Here’s something you may not know about Michigan wine: Over 50 varieties of wine grapes are cultivated in this state.

That’s right, an impressive variety of grapes – from A for Auxerrois to Z for Zweigelt – are grown, harvested, pressed, aged, bottled and made available for your enjoyment at tasting rooms, restaurants and retail stores all across Michigan … and beyond our borders.

What that means is, whatever you know about Michigan wine, it’s almost surely just part of a much greater story. Over the past 40 years, Michigan’s wine industry has grown and diversified. Quality wine grapes are cultivated in all corners of this state and our winemakers have been working with new grapes, new methods and an ever-increasing passion for showcasing the best Michigan has to offer.

It’s no stretch to say Michigan’s wine industry is stronger than it’s ever been. And Michigan wine has never been so good.

Great Lakes, Wonderful Grapes

So what’s the secret of Michigan’s wine success? In a word: Michigan.

You see, the same qualities that make Michigan such an amazing place to live or visit lend themselves to growing certain kinds of high quality wine grapes. With a real four-season climate, the rich soil that nourishes our state’s wide-ranging agriculture and geography similar to some of the world’s greatest wine regions – think Alsace, Mosel and the Loire Valley – Michigan is suited to helping a wide variety of wine grapes find their best and truest expression in your wine glass.

Plus, there’s that other secret ingredient. The Great Lakes.

Uniquely surrounded by the world’s largest, deepest and most abundant freshwater ecosystem – only Michigan touches four of the five Great Lakes – this state benefits from the effect all that water has on our weather. From deep winter snows to generous spring rains to light summer mists, the Great Lakes bring an extra touch to every acre, every vine, ever cluster of grapes as they grow. We’re not called “The Great Lakes State” for nothing.

It’s all part of what wine enthusiasts call terroir … the magic that happens when soil, geography, weather and grape come perfectly together, creating distinctive, memorable wines that could only be created right here in Michigan.

If You Seek A Pleasant Vineyard, Look Around You

If you’ve ever driven up, down and around Michigan, you know it’s a big state. The fact is, Michigan is the largest state by area east of the Mississippi River. That means you’ll find different regions where different grapes shine their brightest.

Right now, Michigan is home to five different American Viticultural Areas (AVAs), regions designated by the federal government as having characteristic soil, climate, growing conditions and grape output. Michigan’s five AVAs include (in order of designation) Fennville, Lake Michigan Shore, Leelanau Peninsula, Old Mission Peninsula and Tip Of The Mitt.

But don’t let that fool you. You’ll find high quality wineries and delicious wines produced all around the state. Look here for a comprehensive list of Michigan wineries.

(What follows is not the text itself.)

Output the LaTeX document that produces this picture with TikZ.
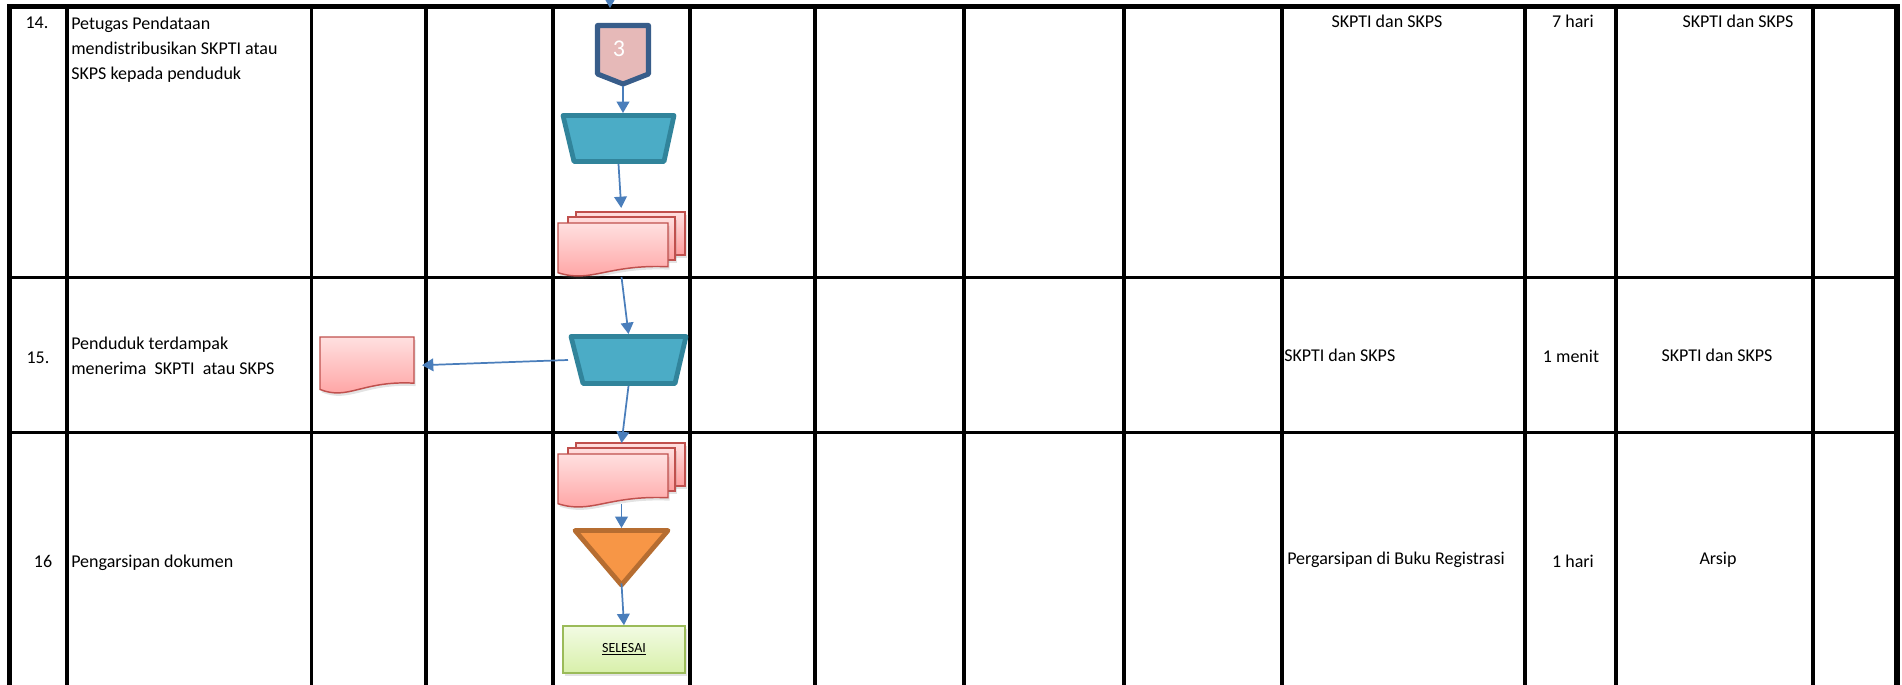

Cool Climate Wine? What’s That?

If Michigan has a specialty, it’s what’s known as “cool climate wines.” These wines (and their cousin, “cold hardy” wines) are made from grapes that thrive in our kind of geography and climate. Michigan’s number one wine grape, by acreage, is Riesling. Number two is Chardonnay. And number three is Pinot Gris. These are Michigan’s flagship white wines. And they’re all made with cool climate grapes.

And if you’re a red wine drinker? We’ve got plenty of cool climate reds to choose from, including our top three by acreage, Pinot Noir, Cabernet Franc and Merlot. If you didn’t know these world-class wine varieties are considered cool climate, don’t worry. Most people don’t. But they should. Because these are grapes that perform exceptionally well in Michigan’s unique terroir.

And what makes Michigan’s cool climate wines distinctive as wine?

Compared to a lot of wines you’ll find at your grocery store or local wine shop, our cool climate wines tend to be lower in alcohol and more reflective of what the grape is supposed to taste like. Which makes them more naturally flavorful, fresher, crisper and cleaner. In others words, more drinkable. Cool climate wines are some of the hottest wines in the world right now, but they’re also among the most approachable … ready for you to open, pour and savor.

What’s more, Michigan’s cool climate wines have a close cousin that’s also growing in importance: Cold hardy grapes. As the name implies, these hybrids are cultivated to thrive in regions where growing seasons are shorter and winters are more wintery … just like a certain state we know. Michigan’s wineries, in particular those in the heart of the lower peninsula, are doing exceptional work turning cold hardy grapes like Marquette, Frontenac and Frontenac Gris into outstanding (and prize winning) wines. Be sure to check some out … any time of year.

And don’t forget: The grapes Michigan is known for just happen to be the grapes some of the world’s favorite styles of wine come from: Rosé and sparkling wines. That’s why most wineries in Michigan make one or both of these styles: Because they’re growing the grapes that make great rosés and bubblies.

So, whatever pleases your palate, you’re sure to find exceptional Michigan wine. Whether you’re pouring it to pair with your dinner or just want something to sit and savor, our state’s wine industry has something to surprise, delight and impress you.